Someone Else’s Trees è piuttosto triste. Parla della notte in cui ho smesso di respirare quando ero bambina: ricordo solo mia madre che urla e il viaggio in ambulanza, ma quando l’ho scritto ero davvero molto giù e pensavo che la morte non fosse una cosa così brutta e spaventosa. La cosa più spaventosa era invece proprio attraversare quel brutto momento. In realtà ho trovato talmente difficile terminare questa canzone che non l’ho mai fatto: ho smesso di scriverla, ma pochi mesi dopo ho trovato una registrazione fatta al telefono e ho capito che non dovevo abbandonarla. Ho mescolato la canzone con altre due non concluse: non mi sarei mai aspettato che tre pezzi così diversi sarebbero potuti diventare una sola canzone. Quindi è il brano più triste ma anche il più dolce, forse.

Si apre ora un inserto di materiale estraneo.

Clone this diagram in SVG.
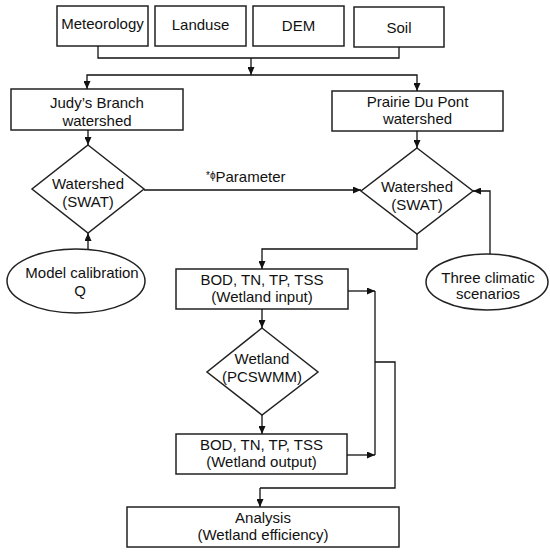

E QUAL È INVECE LA CANZONE PIÙ FELICE DELL’ALBUM?
I Used To Hate My Body But Now I Just Hate You. È una canzone “vaffanculo” e trovo un non so ché di appagante in questa definizione, ma ammetto che è anche un modo per trovare una rassicurazione che un giorno sarò capita dalla persona di cui parlo. Penso che ci sia un elemento di felicità nella rabbia: se poi passa e non la porti con te per sempre può essere liberatoria. Non ho mai realmente pensato di suddividere l’album in canzoni felici e tristi, però c’è un prima e dopo la tempesta, c’è una parte maniacale e una più serena nella mia scrittura. Ci sono io che guardo indietro per capire se alcune cose del passato mi servono ancora, e ammetto che molti di questi ricordi dovrebbero essere negativi, ma finisco per vederli in modo positivo. Ma questa per me è la felicità, poter scegliere cosa tenere e cosa no.

IN CHE MODO LA TUA MUSICA POTREBBE RENDERE FELICE CHI L’ASCOLTA?
Non credo che “dovrebbe” fare nulla. Le persone prendono quello che vogliono dalla musica e va bene così. Le canzoni d’amore possono rendere tristi alcune persone, mentre una canzone “triste” può rendere “felice” la stessa persona. Non vedo l’arte o la musica come un mezzo per un fine. Niente di quello che scrivo ha l’intenzione di portare qualcuno a pensare o provare una cosa definita: far provare qualcosa è già abbastanza e di sicuro non mi aspetto di essere in grado di controllare come viene recepito quello che faccio. La musica è soggettiva, ma se stai cercando musica da ballare forse la mia non è la scelta migliore!

QUALI SONO LE TUE TRE CANZONI TRISTI PREFERITE DI SEMPRE?
Life in Vain di Daniel Johnston: “it’s so tough just be alive / when you feel like the living dead”. Sono i testi della sua musica ad essere cupi, non la musica, soprattutto in questa canzone. Il mio amico Zander Sharp poi ha scritto una canzone intitolata Settlements: il ritornello è ” I’d be strong if I never needed someone “. È una cosa che sento molto mia, la difficoltà di essere davvero indipendente in termini di musica e vita. È impossibile per me fare tutto da sola, ma quel bisogno di conforto e compagnia porta anche molto dolore. Anche la voce di Zander è così morbida, forte e perfetta su questa traccia. E Love is Only a Feeling dei The Darkness, perché è vero, l’amore o cresce o va alla deriva.